- [EXERCISE TASK] Here are records with pictures in them. Copy all of them exactly and leave the pictures out.

- [Code that draws figures]
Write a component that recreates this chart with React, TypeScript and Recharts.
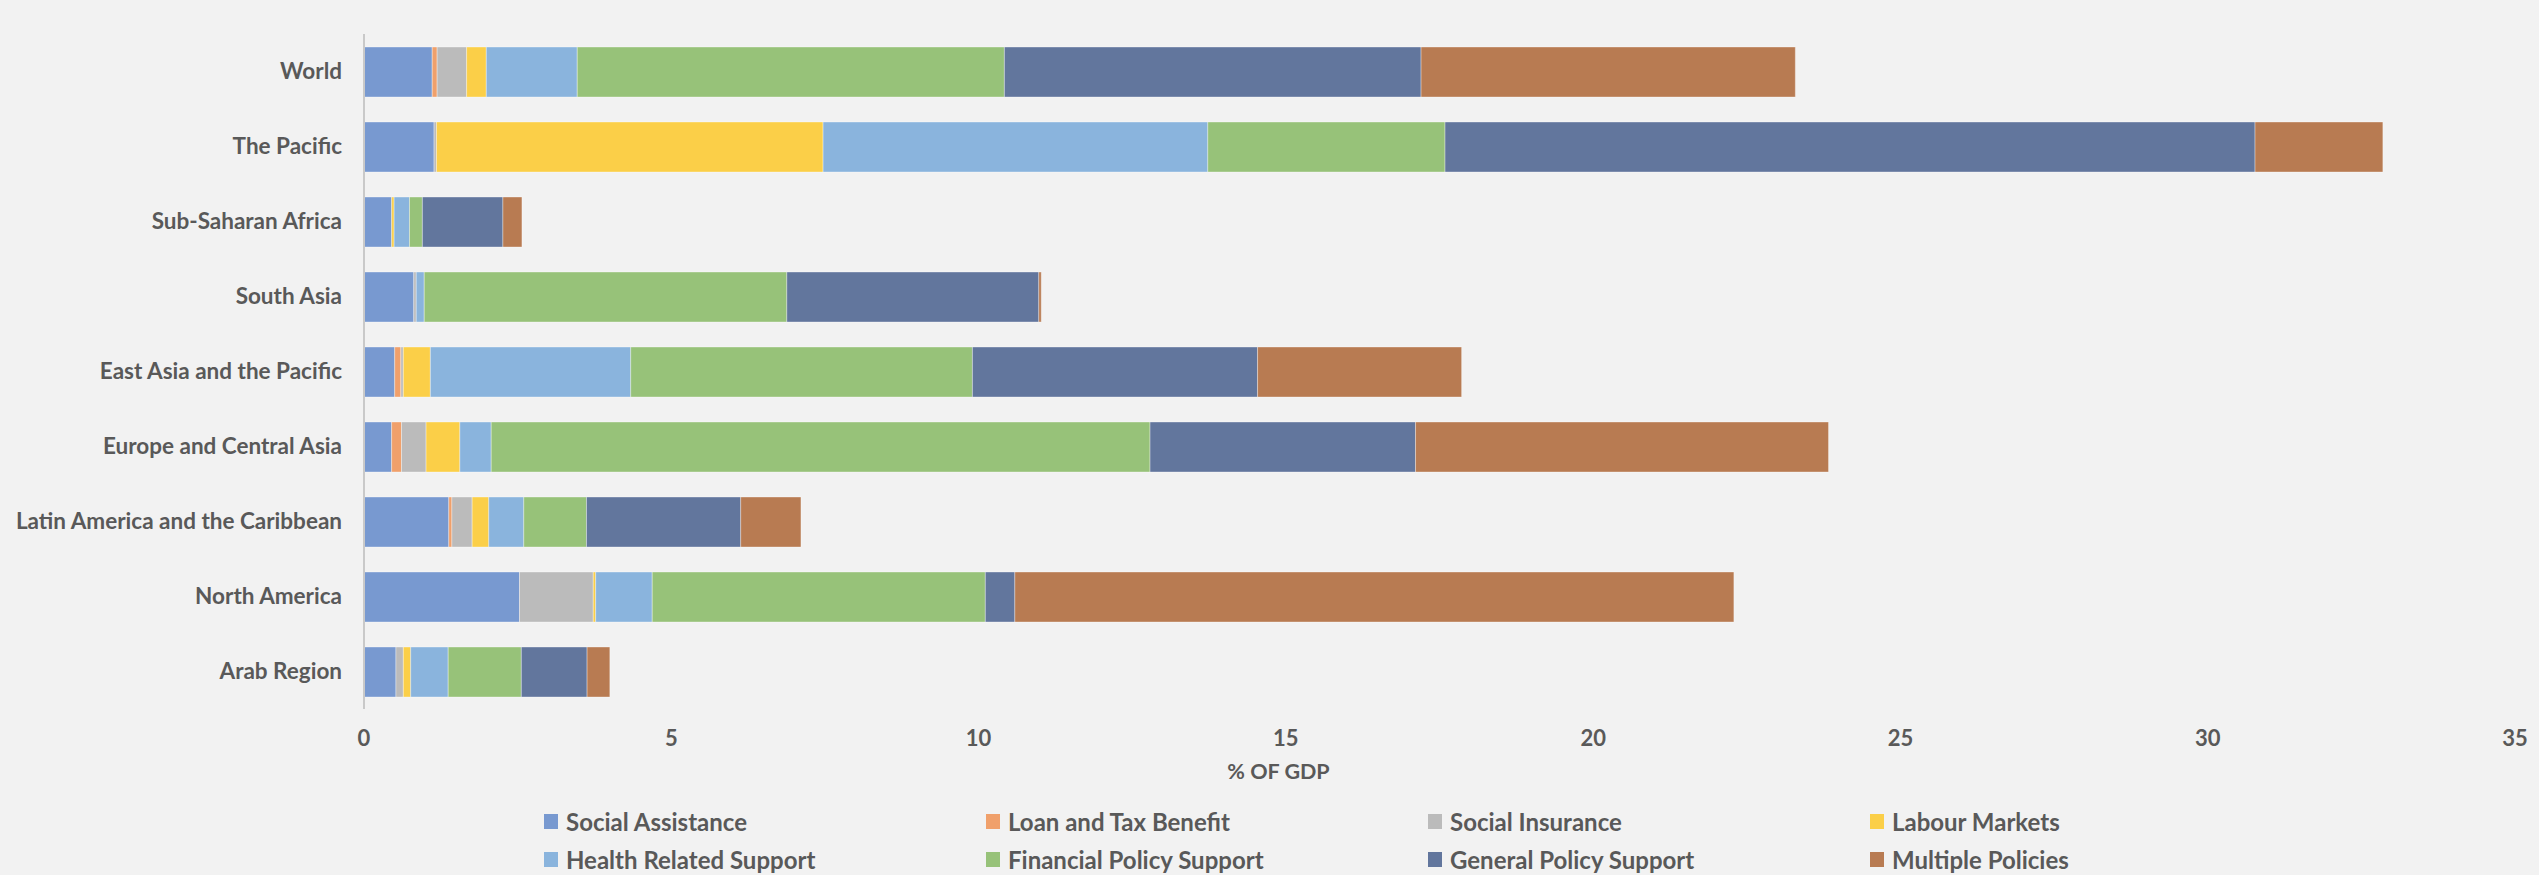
import React from 'react';
import { BarChart, Bar, XAxis, YAxis } from 'recharts';

const regions = [
  'World',
  'The Pacific',
  'Sub-Saharan Africa',
  'South Asia',
  'East Asia and the Pacific',
  'Europe and Central Asia',
  'Latin America and the Caribbean',
  'North America',
  'Arab Region',
];

const socialAssistance = [1.11, 1.14, 0.45, 0.81, 0.5, 0.45, 1.38, 2.53, 0.52];
const loanAndTax = [0.08, 0, 0, 0, 0.1, 0.16, 0.05, 0, 0];
const socialInsurance = [0.48, 0.04, 0, 0.04, 0.04, 0.4, 0.33, 1.2, 0.12];
const labourMarkets = [0.32, 6.29, 0.04, 0, 0.44, 0.55, 0.27, 0.04, 0.12];
const healthRelated = [1.48, 6.26, 0.25, 0.13, 3.26, 0.51, 0.57, 0.92, 0.61];
const financialPolicy = [6.95, 3.86, 0.21, 5.9, 5.56, 10.72, 1.02, 5.42, 1.19];
const generalPolicy = [6.78, 13.18, 1.31, 4.1, 4.64, 4.32, 2.51, 0.48, 1.07];
const multiplePolicies = [6.09, 2.08, 0.31, 0.04, 3.32, 6.72, 0.98, 11.7, 0.37];

const xTicks = [0, 5, 10, 15, 20, 25, 30, 35];

const series = [
  { key: 'sa', name: 'Social Assistance', values: socialAssistance, color: '#7899d0' },
  { key: 'lt', name: 'Loan and Tax Benefit', values: loanAndTax, color: '#f0a06b' },
  { key: 'si', name: 'Social Insurance', values: socialInsurance, color: '#bbbbbb' },
  { key: 'lm', name: 'Labour Markets', values: labourMarkets, color: '#fbcf48' },
  { key: 'hr', name: 'Health Related Support', values: healthRelated, color: '#8ab4dd' },
  { key: 'fp', name: 'Financial Policy Support', values: financialPolicy, color: '#97c279' },
  { key: 'gp', name: 'General Policy Support', values: generalPolicy, color: '#62769d' },
  { key: 'mp', name: 'Multiple Policies', values: multiplePolicies, color: '#b87b52' },
];

const data = regions.map((region, i) => {
  const row: Record<string, string | number> = { region };
  series.forEach((s) => {
    row[s.key] = s.values[i];
  });
  return row;
});

const FONT = 'Lato, "Open Sans", sans-serif';
const TEXT = '#595959';

// legend laid out as a 4 x 2 grid under the axis title
const Legend8 = () => (
  <div
    style={{
      position: 'absolute',
      left: 544,
      top: 806,
      display: 'grid',
      gridTemplateColumns: 'repeat(4, 442px)',
      rowGap: 8,
      fontFamily: FONT,
      fontWeight: 700,
      fontSize: 24,
      color: TEXT,
    }}
  >
    {series.map((s) => (
      <div key={s.key} style={{ display: 'flex', alignItems: 'center', height: 30 }}>
        <span style={{ width: 14, height: 15, background: s.color, marginRight: 8, display: 'inline-block' }} />
        <span>{s.name}</span>
      </div>
    ))}
  </div>
);

export default function App() {
  return (
    <div style={{ position: 'relative', width: 2539, height: 875, background: '#f2f2f2' }}>
      <style>{'body{margin:0;background:#f2f2f2}'}</style>
      <BarChart
        width={2539}
        height={875}
        data={data}
        layout="vertical"
        margin={{ top: 34, right: 24, left: 0, bottom: 86 }}
      >
        <XAxis
          type="number"
          domain={[0, 35]}
          ticks={xTicks}
          axisLine={false}
          tickLine={false}
          tickSize={0}
          tickMargin={21}
          height={80}
          tick={{ fill: TEXT, fontSize: 22, fontWeight: 700, fontFamily: FONT }}
          label={{
            value: '% OF GDP',
            position: 'insideBottom',
            offset: 10,
            dx: -161,
            fill: TEXT,
            fontSize: 21.5,
            fontWeight: 700,
            fontFamily: FONT,
          }}
        />
        {series.map((s) => (
          <Bar
            key={s.key}
            dataKey={s.key}
            name={s.name}
            stackId="a"
            fill={s.color}
            stroke="#ffffff"
            strokeOpacity={0.35}
            strokeWidth={1}
            barSize={50}
            isAnimationActive={false}
          />
        ))}
        <YAxis
          type="category"
          dataKey="region"
          width={364}
          tickLine={false}
          tickSize={6}
          tickMargin={16}
          axisLine={{ stroke: '#c9c9c9', strokeWidth: 2 }}
          tick={{ fill: TEXT, fontSize: 22.5, fontWeight: 700, fontFamily: FONT }}
        />
      </BarChart>
      <Legend8 />
    </div>
  );
}
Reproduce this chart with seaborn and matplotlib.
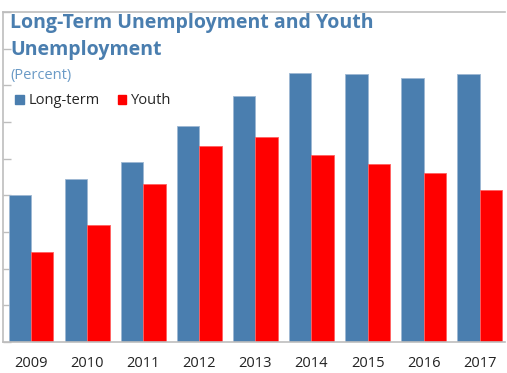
import matplotlib
matplotlib.use("Agg")
import matplotlib.pyplot as plt
import seaborn as sns
import pandas as pd

years = ["2009", "2010", "2011", "2012", "2013", "2014", "2015", "2016", "2017"]
long_term = [4.0, 4.45, 4.9, 5.9, 6.7, 7.35, 7.3, 7.2, 7.3]
youth = [2.45, 3.2, 4.3, 5.35, 5.6, 5.1, 4.85, 4.6, 4.15]
series = ["Long-term", "Youth"]

df = pd.DataFrame({
    "year": years * 2,
    "value": long_term + youth,
    "series": [series[0]] * len(years) + [series[1]] * len(years),
})

sns.set_style("white")
plt.rcParams["font.family"] = ["Open Sans", "DejaVu Sans"]

blue = "#4A7EAF"
red = "#FF0000"
grey = "#BDBDBD"

fig = plt.figure(figsize=(5.07, 3.73), dpi=100)
ax = fig.add_axes([3 / 507, 31 / 373, 502 / 507, 330 / 373])

sns.barplot(data=df, x="year", y="value", hue="series", palette=[blue, red],
            width=0.8, saturation=1, ax=ax, legend=False)
for p in ax.patches:
    p.set_edgecolor("#9DB8D3" if p.get_facecolor()[2] > 0.5 else "#FF6060")
    p.set_linewidth(0.6)

ax.set_ylim(0, 9)
ax.set_xlim(-0.5, 8.45)
ax.set_yticks(range(0, 10))
ax.set_yticklabels([])
ax.tick_params(axis="y", direction="in", length=6, width=1, color=grey, left=True)
ax.tick_params(axis="x", length=0, pad=10, labelsize=10.5, labelcolor="#222222")
ax.set_xlabel("")
ax.set_ylabel("")
for s in ["left", "bottom", "top"]:
    ax.spines[s].set_color(grey)
    ax.spines[s].set_linewidth(1.2)
ax.spines["right"].set_visible(False)

fig.text(10 / 507, 1 - 23 / 373, "Long-Term Unemployment and Youth", color=blue,
         fontsize=14, fontweight="bold", va="center", ha="left")
fig.text(10 / 507, 1 - 50 / 373, "Unemployment", color=blue,
         fontsize=14, fontweight="bold", va="center", ha="left")
fig.text(10 / 507, 1 - 75 / 373, "(Percent)", color="#6A9AC6",
         fontsize=10.5, va="center", ha="left")

handles = [plt.Rectangle((0, 0), 1, 1, color=blue), plt.Rectangle((0, 0), 1, 1, color=red)]
fig.legend(handles, series, loc="center left", bbox_to_anchor=(15 / 507, 1 - 101 / 373),
           ncol=2, frameon=False, fontsize=10.5, handlelength=0.6, handleheight=0.6,
           handletextpad=0.35, columnspacing=1.2, borderaxespad=0, borderpad=0)

fig.savefig("out.png", dpi=100)
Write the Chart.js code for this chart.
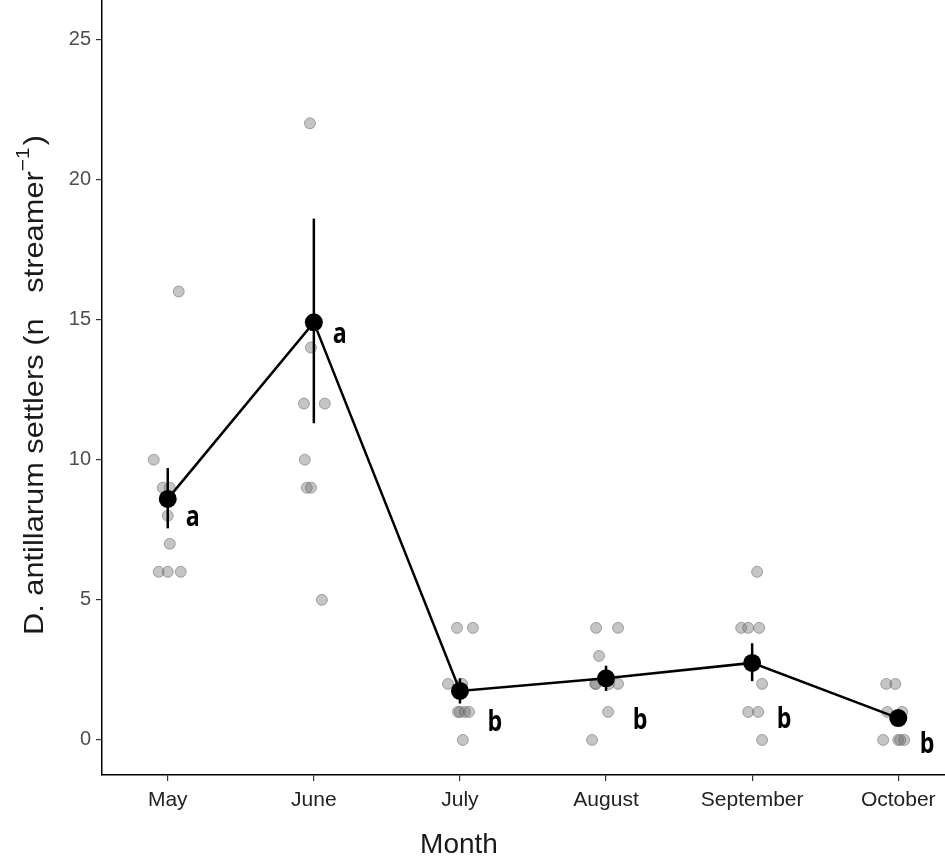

- [SOLUTION TO THIS PROBLEM]
Write a component that recreates this chart with React, TypeScript and Recharts.
import React from 'react';
import { BarChart, Bar, XAxis, YAxis } from 'recharts';

const regions = [
  'World',
  'The Pacific',
  'Sub-Saharan Africa',
  'South Asia',
  'East Asia and the Pacific',
  'Europe and Central Asia',
  'Latin America and the Caribbean',
  'North America',
  'Arab Region',
];

const socialAssistance = [1.11, 1.14, 0.45, 0.81, 0.5, 0.45, 1.38, 2.53, 0.52];
const loanAndTax = [0.08, 0, 0, 0, 0.1, 0.16, 0.05, 0, 0];
const socialInsurance = [0.48, 0.04, 0, 0.04, 0.04, 0.4, 0.33, 1.2, 0.12];
const labourMarkets = [0.32, 6.29, 0.04, 0, 0.44, 0.55, 0.27, 0.04, 0.12];
const healthRelated = [1.48, 6.26, 0.25, 0.13, 3.26, 0.51, 0.57, 0.92, 0.61];
const financialPolicy = [6.95, 3.86, 0.21, 5.9, 5.56, 10.72, 1.02, 5.42, 1.19];
const generalPolicy = [6.78, 13.18, 1.31, 4.1, 4.64, 4.32, 2.51, 0.48, 1.07];
const multiplePolicies = [6.09, 2.08, 0.31, 0.04, 3.32, 6.72, 0.98, 11.7, 0.37];

const xTicks = [0, 5, 10, 15, 20, 25, 30, 35];

const series = [
  { key: 'sa', name: 'Social Assistance', values: socialAssistance, color: '#7899d0' },
  { key: 'lt', name: 'Loan and Tax Benefit', values: loanAndTax, color: '#f0a06b' },
  { key: 'si', name: 'Social Insurance', values: socialInsurance, color: '#bbbbbb' },
  { key: 'lm', name: 'Labour Markets', values: labourMarkets, color: '#fbcf48' },
  { key: 'hr', name: 'Health Related Support', values: healthRelated, color: '#8ab4dd' },
  { key: 'fp', name: 'Financial Policy Support', values: financialPolicy, color: '#97c279' },
  { key: 'gp', name: 'General Policy Support', values: generalPolicy, color: '#62769d' },
  { key: 'mp', name: 'Multiple Policies', values: multiplePolicies, color: '#b87b52' },
];

const data = regions.map((region, i) => {
  const row: Record<string, string | number> = { region };
  series.forEach((s) => {
    row[s.key] = s.values[i];
  });
  return row;
});

const FONT = 'Lato, "Open Sans", sans-serif';
const TEXT = '#595959';

// legend laid out as a 4 x 2 grid under the axis title
const Legend8 = () => (
  <div
    style={{
      position: 'absolute',
      left: 544,
      top: 806,
      display: 'grid',
      gridTemplateColumns: 'repeat(4, 442px)',
      rowGap: 8,
      fontFamily: FONT,
      fontWeight: 700,
      fontSize: 24,
      color: TEXT,
    }}
  >
    {series.map((s) => (
      <div key={s.key} style={{ display: 'flex', alignItems: 'center', height: 30 }}>
        <span style={{ width: 14, height: 15, background: s.color, marginRight: 8, display: 'inline-block' }} />
        <span>{s.name}</span>
      </div>
    ))}
  </div>
);

export default function App() {
  return (
    <div style={{ position: 'relative', width: 2539, height: 875, background: '#f2f2f2' }}>
      <style>{'body{margin:0;background:#f2f2f2}'}</style>
      <BarChart
        width={2539}
        height={875}
        data={data}
        layout="vertical"
        margin={{ top: 34, right: 24, left: 0, bottom: 86 }}
      >
        <XAxis
          type="number"
          domain={[0, 35]}
          ticks={xTicks}
          axisLine={false}
          tickLine={false}
          tickSize={0}
          tickMargin={21}
          height={80}
          tick={{ fill: TEXT, fontSize: 22, fontWeight: 700, fontFamily: FONT }}
          label={{
            value: '% OF GDP',
            position: 'insideBottom',
            offset: 10,
            dx: -161,
            fill: TEXT,
            fontSize: 21.5,
            fontWeight: 700,
            fontFamily: FONT,
          }}
        />
        {series.map((s) => (
          <Bar
            key={s.key}
            dataKey={s.key}
            name={s.name}
            stackId="a"
            fill={s.color}
            stroke="#ffffff"
            strokeOpacity={0.35}
            strokeWidth={1}
            barSize={50}
            isAnimationActive={false}
          />
        ))}
        <YAxis
          type="category"
          dataKey="region"
          width={364}
          tickLine={false}
          tickSize={6}
          tickMargin={16}
          axisLine={{ stroke: '#c9c9c9', strokeWidth: 2 }}
          tick={{ fill: TEXT, fontSize: 22.5, fontWeight: 700, fontFamily: FONT }}
        />
      </BarChart>
      <Legend8 />
    </div>
  );
}
Reproduce this chart with seaborn and matplotlib.
import matplotlib
matplotlib.use("Agg")
import matplotlib.pyplot as plt
import seaborn as sns
import pandas as pd

years = ["2009", "2010", "2011", "2012", "2013", "2014", "2015", "2016", "2017"]
long_term = [4.0, 4.45, 4.9, 5.9, 6.7, 7.35, 7.3, 7.2, 7.3]
youth = [2.45, 3.2, 4.3, 5.35, 5.6, 5.1, 4.85, 4.6, 4.15]
series = ["Long-term", "Youth"]

df = pd.DataFrame({
    "year": years * 2,
    "value": long_term + youth,
    "series": [series[0]] * len(years) + [series[1]] * len(years),
})

sns.set_style("white")
plt.rcParams["font.family"] = ["Open Sans", "DejaVu Sans"]

blue = "#4A7EAF"
red = "#FF0000"
grey = "#BDBDBD"

fig = plt.figure(figsize=(5.07, 3.73), dpi=100)
ax = fig.add_axes([3 / 507, 31 / 373, 502 / 507, 330 / 373])

sns.barplot(data=df, x="year", y="value", hue="series", palette=[blue, red],
            width=0.8, saturation=1, ax=ax, legend=False)
for p in ax.patches:
    p.set_edgecolor("#9DB8D3" if p.get_facecolor()[2] > 0.5 else "#FF6060")
    p.set_linewidth(0.6)

ax.set_ylim(0, 9)
ax.set_xlim(-0.5, 8.45)
ax.set_yticks(range(0, 10))
ax.set_yticklabels([])
ax.tick_params(axis="y", direction="in", length=6, width=1, color=grey, left=True)
ax.tick_params(axis="x", length=0, pad=10, labelsize=10.5, labelcolor="#222222")
ax.set_xlabel("")
ax.set_ylabel("")
for s in ["left", "bottom", "top"]:
    ax.spines[s].set_color(grey)
    ax.spines[s].set_linewidth(1.2)
ax.spines["right"].set_visible(False)

fig.text(10 / 507, 1 - 23 / 373, "Long-Term Unemployment and Youth", color=blue,
         fontsize=14, fontweight="bold", va="center", ha="left")
fig.text(10 / 507, 1 - 50 / 373, "Unemployment", color=blue,
         fontsize=14, fontweight="bold", va="center", ha="left")
fig.text(10 / 507, 1 - 75 / 373, "(Percent)", color="#6A9AC6",
         fontsize=10.5, va="center", ha="left")

handles = [plt.Rectangle((0, 0), 1, 1, color=blue), plt.Rectangle((0, 0), 1, 1, color=red)]
fig.legend(handles, series, loc="center left", bbox_to_anchor=(15 / 507, 1 - 101 / 373),
           ncol=2, frameon=False, fontsize=10.5, handlelength=0.6, handleheight=0.6,
           handletextpad=0.35, columnspacing=1.2, borderaxespad=0, borderpad=0)

fig.savefig("out.png", dpi=100)
Write the Chart.js code for this chart.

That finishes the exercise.